Women Coming Ashore from a Pleasure Boat on the Sumida River
- Date:
- c. 1785
- Medium:
- Color woodblock print; oban triptych
- Source:
- Art Institute of Chicago
Description
Women Coming Ashore from a Pleasure Boat on the Sumida River, a Torii Kiyonaga design held by the Art Institute of Chicago and dated to about 1780, captures one of the most fashionable Edo summer pastimes. Pleasure boats on the Sumida carried entertainers and patrons to viewing parties for fireworks, breezes, and moonlight, and Kiyonaga shows the moment when a group of well-dressed women step from the vessel onto a wooden landing. The composition uses the gangplank and the curve of the boat to organize a stately line of figures whose elongated proportions, balanced postures, and richly patterned summer robes typify Kiyonaga's Edo [bijin-ga](/glossary/bijin-ga) in this period.
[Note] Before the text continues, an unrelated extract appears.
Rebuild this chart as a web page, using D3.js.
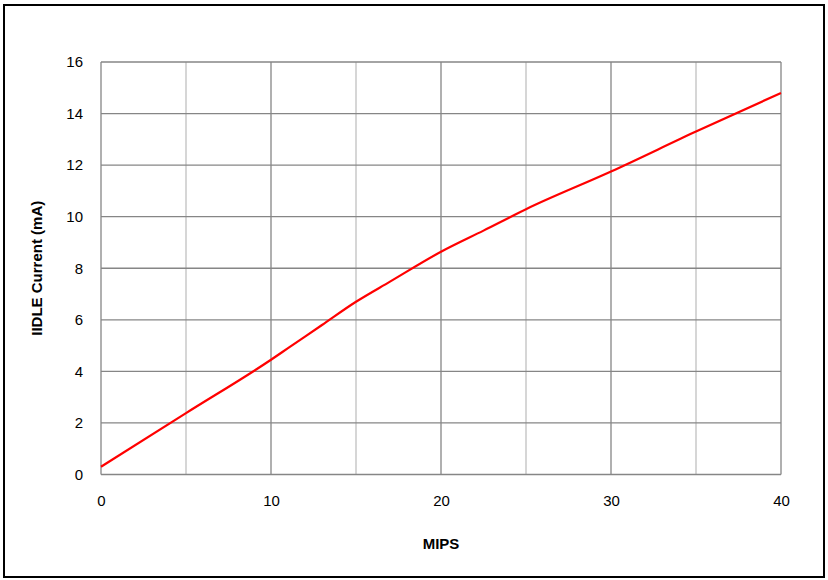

As head of the Torii school, Kiyonaga had taken the workshop, originally devoted to theater signboards, into the realm of urbane single-sheet beauties, and this kind of riverside scene shows the genre at its most confident. Each woman carries a distinct attribute - a parasol, a fan, a small chest - so that the group reads as a small narrative rather than a parade, while details such as the boatman's posture and the water rendered in flat color ground the scene in a recognizable Edo locale. The restraint of the palette and the careful registration typical of block printing in the late 1770s and early 1780s reinforce the sense of measured leisure. Catalogued at the Art Institute of Chicago, the sheet is a representative example of how the Torii school's leading designer used the river as a stage for the manners and fashions of his contemporaries.